Stated goal:
Drop every picture. Then return, exactly, the lines from the beginning of the listing below through the one containing "direction='out', width=1.2, color='black')".
[START]
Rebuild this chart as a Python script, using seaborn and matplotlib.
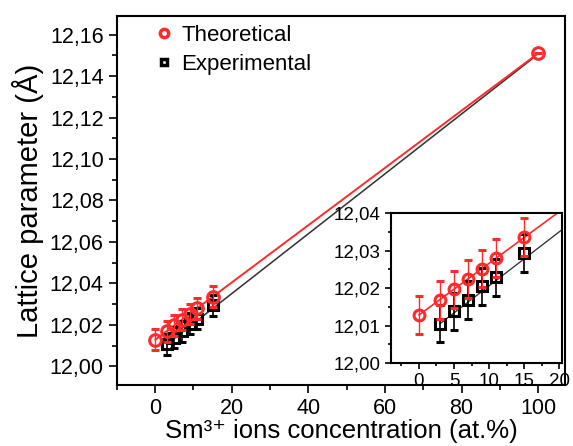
import numpy as np
import matplotlib
matplotlib.use('Agg')
import matplotlib.pyplot as plt
import seaborn as sns
from matplotlib.ticker import MultipleLocator, FuncFormatter

# data
theo_x = [0, 3, 5, 7, 9, 11, 15, 100]
theo_y = [12.0128, 12.0168, 12.0197, 12.0224, 12.0252, 12.0280, 12.0336, 12.151]
theo_err = [0.005, 0.005, 0.005, 0.005, 0.005, 0.005, 0.005, 0.0]
exp_x = [3, 5, 7, 9, 11, 15]
exp_y = [12.0105, 12.0138, 12.0168, 12.0205, 12.0229, 12.0294]
exp_err = [0.005, 0.005, 0.005, 0.005, 0.005, 0.005]
theo_fit_x = [0, 100]
theo_fit_y = [12.0128, 12.151]
exp_fit_x = [3, 99]
exp_fit_y = [12.0105, 12.1492]

sns.set_style('ticks')
plt.rcParams['font.family'] = ['Liberation Sans', 'DejaVu Sans']
for k in ['text.color', 'axes.labelcolor', 'xtick.color', 'ytick.color', 'axes.edgecolor']:
    plt.rcParams[k] = 'black'

RED = '#ff2a2a'
comma = FuncFormatter(lambda v, p: f'{v:.2f}'.replace('.', ','))


def draw(ax, ms, mew, lw):
    sns.lineplot(x=theo_fit_x, y=theo_fit_y, ax=ax, color=RED, lw=lw, zorder=2)
    sns.lineplot(x=exp_fit_x, y=exp_fit_y, ax=ax, color='#333333', lw=lw * 0.8, zorder=1)
    ax.errorbar(exp_x, exp_y, yerr=exp_err, fmt='s', mfc='none', mec='black',
                mew=mew, ms=ms, ecolor='black', elinewidth=1.2, capsize=3, zorder=3)
    ax.errorbar(theo_x, theo_y, yerr=theo_err, fmt='o', mfc='none', mec=RED,
                mew=mew, ms=ms * 1.2, ecolor=RED, elinewidth=1.0, capsize=3, zorder=4)
    for s in ax.spines.values():
        s.set_linewidth(1.5)
        s.set_visible(True)
    ax.tick_params(which='both', direction='out', width=1.2, color='black')


fig = plt.figure(figsize=(5.73, 4.46), dpi=100)
ax = fig.add_axes([0.204, 0.137, 0.782, 0.827])
draw(ax, 7, 2.2, 1.4)
ax.set_xlim(-10, 107)
ax.set_ylim(11.991, 12.169)
ax.xaxis.set_major_locator(MultipleLocator(20))
ax.xaxis.set_minor_locator(MultipleLocator(10))
ax.yaxis.set_major_locator(MultipleLocator(0.02))
ax.yaxis.set_minor_locator(MultipleLocator(0.01))
ax.yaxis.set_major_formatter(comma)
ax.tick_params(which='major', length=6, labelsize=15.5)
ax.tick_params(which='minor', length=3.5)
ax.set_xlabel('Sm³⁺ ions concentration (at.%)', fontsize=18.5, labelpad=0)
ax.set_ylabel('Lattice parameter (Å)', fontsize=21, labelpad=4)

h1 = ax.plot([], [], 'o', mfc='none', mec=RED, mew=2.5, ms=6)[0]
h2 = ax.plot([], [], 's', mfc='none', mec='black', mew=2.5, ms=5)[0]
ax.legend([h1, h2], ['Theoretical', 'Experimental'], loc='upper left', frameon=False,
          fontsize=16, handletextpad=0.2, handlelength=1.2,
          bbox_to_anchor=(0.03, 1.03), labelspacing=0.35)

ins = fig.add_axes([0.682, 0.186, 0.298, 0.336])
draw(ins, 6.5, 2.2, 1.2)
ins.set_xlim(-4, 20.3)
ins.set_ylim(12.0, 12.04)
ins.xaxis.set_major_locator(MultipleLocator(5))
ins.xaxis.set_minor_locator(MultipleLocator(2.5))
ins.yaxis.set_major_locator(MultipleLocator(0.01))
ins.yaxis.set_minor_locator(MultipleLocator(0.005))
ins.yaxis.set_major_formatter(comma)
ins.tick_params(which='major', length=4, labelsize=13.5)
ins.tick_params(which='minor', length=2.5)
ins.set_xlabel('')
ins.set_ylabel('')

fig.savefig('out.png', dpi=100)
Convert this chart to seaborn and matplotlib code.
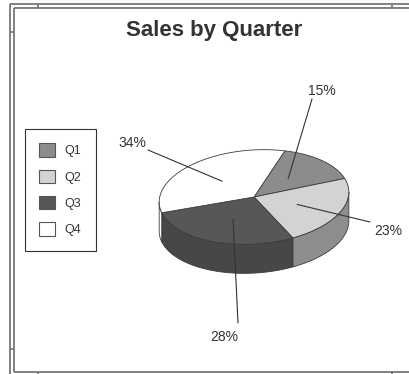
import numpy as np
import matplotlib
matplotlib.use("Agg")
import matplotlib.pyplot as plt
from matplotlib.patches import Polygon, Patch
from matplotlib.lines import Line2D
import seaborn as sns

# Sales share per quarter (percent)
quarters = ["Q1", "Q2", "Q3", "Q4"]
shares = [15, 23, 28, 34]
top_colors = ["#8c8c8c", "#d3d3d3", "#575757", "#ffffff"]
side_colors = ["#7c7c7c", "#8e8e8e", "#474747", "#ffffff"]

sns.set_theme(style="white")
plt.rcParams["font.family"] = ["Liberation Sans", "DejaVu Sans"]

W, H, DPI = 410, 374, 100
fig = plt.figure(figsize=(W / DPI, H / DPI), dpi=DPI)
ax = fig.add_axes([0, 0, 1, 1])
ax.set_xlim(0, W)
ax.set_ylim(H, 0)
ax.axis("off")

# ---- page frame with crop ticks ----
frame_kw = dict(color="#777777", lw=1.3, solid_capstyle="butt")
frame_segments = [
    ((10, 3.5), (410, 3.5)), ((10, 3.5), (10, 374)),
    ((14, 8), (410, 8)), ((14, 8), (14, 371.5)), ((14, 371.5), (410, 371.5)),
    ((38, 3.5), (38, 8)), ((392, 3.5), (392, 8)),
    ((10, 32), (14, 32)), ((10, 349), (14, 349)),
    ((38, 371.5), (38, 374)), ((392, 371.5), (392, 374)),
]
for (x0, y0), (x1, y1) in frame_segments:
    ax.add_line(Line2D([x0, x1], [y0, y1], **frame_kw))

# ---- 3D pie geometry (pixel units) ----
cx, cy = 254, 197
a, b = 95, 47
depth = 29
tilt = np.deg2rad(4)
start = np.deg2rad(69)
edge = dict(edgecolor="#3a3a3a", linewidth=0.6, joinstyle="round")


def pt(t, r=1.0, dz=0.0):
    x = r * a * np.cos(t)
    y = r * b * np.sin(t)
    xr = x * np.cos(tilt) - y * np.sin(tilt)
    yr = x * np.sin(tilt) + y * np.cos(tilt)
    return cx + xr, cy - yr + dz


fracs = np.array(shares, dtype=float) / np.sum(shares)
ends = start - 2 * np.pi * np.cumsum(fracs)
starts = np.concatenate([[start], ends[:-1]])

# front-facing arc range of the side wall
t0 = np.arctan(-(b / a) * np.tan(tilt))
front = (np.pi + t0, 2 * np.pi + t0)

# side walls
for i in range(len(shares)):
    lo, hi = ends[i], starts[i]
    for k in range(-2, 3):
        s0 = max(lo, front[0] + 2 * np.pi * k)
        s1 = min(hi, front[1] + 2 * np.pi * k)
        if s1 - s0 <= 1e-6:
            continue
        ts = np.linspace(s0, s1, 80)
        tx, ty = pt(ts)
        bx, by = pt(ts[::-1], dz=depth)
        verts = np.column_stack([np.concatenate([tx, bx]), np.concatenate([ty, by])])
        ax.add_patch(Polygon(verts, closed=True, facecolor=side_colors[i], zorder=1, **edge))

# top faces
for i in range(len(shares)):
    ts = np.linspace(starts[i], ends[i], 120)
    ax_, ay_ = pt(ts)
    verts = np.column_stack([np.concatenate([[cx], ax_]), np.concatenate([[cy], ay_])])
    ax.add_patch(Polygon(verts, closed=True, facecolor=top_colors[i], zorder=2, **edge))

# ---- leader lines and percentage labels ----
leader_end = [(312, 99), (370, 222), (238, 323), (148, 150)]
label_pos = [(322, 95), (388, 235), (224, 341), (132, 147)]
for i in range(len(shares)):
    mid = 0.5 * (starts[i] + ends[i])
    px, py = pt(mid, r=0.5)
    ex, ey = leader_end[i]
    ax.add_line(Line2D([px, ex], [py, ey], color="#333333", lw=0.8, zorder=3))
    lx, ly = label_pos[i]
    ax.text(lx, ly, f"{shares[i]}%", ha="center", va="baseline",
            fontsize=10, color="#333333", zorder=4)

# ---- title ----
ax.text(214, 36, "Sales by Quarter", ha="center", va="baseline",
        fontsize=16, fontweight="bold", color="#333333")

# ---- legend ----
handles = [Patch(facecolor=c, edgecolor="#555555", linewidth=0.8) for c in top_colors]
leg = ax.legend(handles, quarters, loc="upper left",
                bbox_to_anchor=(25 / W, 1 - 129 / H), bbox_transform=ax.transAxes,
                borderaxespad=0, fancybox=False, framealpha=1, fontsize=9,
                handlelength=1.25, handleheight=1.25, handletextpad=0.75,
                labelspacing=1.0, borderpad=1.15)
leg.get_frame().set_edgecolor("#333333")
leg.get_frame().set_linewidth(0.8)
for txt in leg.get_texts():
    txt.set_color("#333333")

fig.savefig("out.png", dpi=DPI, facecolor="white")
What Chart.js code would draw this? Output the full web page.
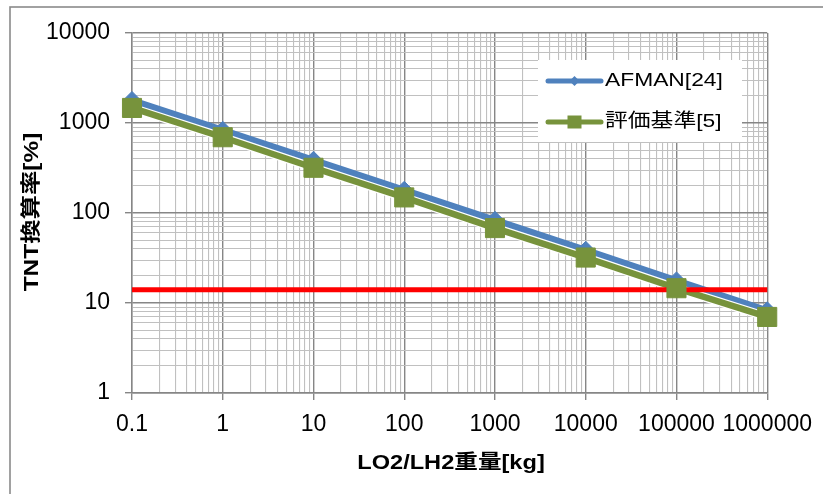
[END]
Complete response:
Rebuild this chart as a Python script, using seaborn and matplotlib.
import numpy as np
import matplotlib
matplotlib.use('Agg')
import matplotlib.pyplot as plt
import seaborn as sns
from matplotlib.ticker import MultipleLocator, FuncFormatter

# data
theo_x = [0, 3, 5, 7, 9, 11, 15, 100]
theo_y = [12.0128, 12.0168, 12.0197, 12.0224, 12.0252, 12.0280, 12.0336, 12.151]
theo_err = [0.005, 0.005, 0.005, 0.005, 0.005, 0.005, 0.005, 0.0]
exp_x = [3, 5, 7, 9, 11, 15]
exp_y = [12.0105, 12.0138, 12.0168, 12.0205, 12.0229, 12.0294]
exp_err = [0.005, 0.005, 0.005, 0.005, 0.005, 0.005]
theo_fit_x = [0, 100]
theo_fit_y = [12.0128, 12.151]
exp_fit_x = [3, 99]
exp_fit_y = [12.0105, 12.1492]

sns.set_style('ticks')
plt.rcParams['font.family'] = ['Liberation Sans', 'DejaVu Sans']
for k in ['text.color', 'axes.labelcolor', 'xtick.color', 'ytick.color', 'axes.edgecolor']:
    plt.rcParams[k] = 'black'

RED = '#ff2a2a'
comma = FuncFormatter(lambda v, p: f'{v:.2f}'.replace('.', ','))


def draw(ax, ms, mew, lw):
    sns.lineplot(x=theo_fit_x, y=theo_fit_y, ax=ax, color=RED, lw=lw, zorder=2)
    sns.lineplot(x=exp_fit_x, y=exp_fit_y, ax=ax, color='#333333', lw=lw * 0.8, zorder=1)
    ax.errorbar(exp_x, exp_y, yerr=exp_err, fmt='s', mfc='none', mec='black',
                mew=mew, ms=ms, ecolor='black', elinewidth=1.2, capsize=3, zorder=3)
    ax.errorbar(theo_x, theo_y, yerr=theo_err, fmt='o', mfc='none', mec=RED,
                mew=mew, ms=ms * 1.2, ecolor=RED, elinewidth=1.0, capsize=3, zorder=4)
    for s in ax.spines.values():
        s.set_linewidth(1.5)
        s.set_visible(True)
    ax.tick_params(which='both', direction='out', width=1.2, color='black')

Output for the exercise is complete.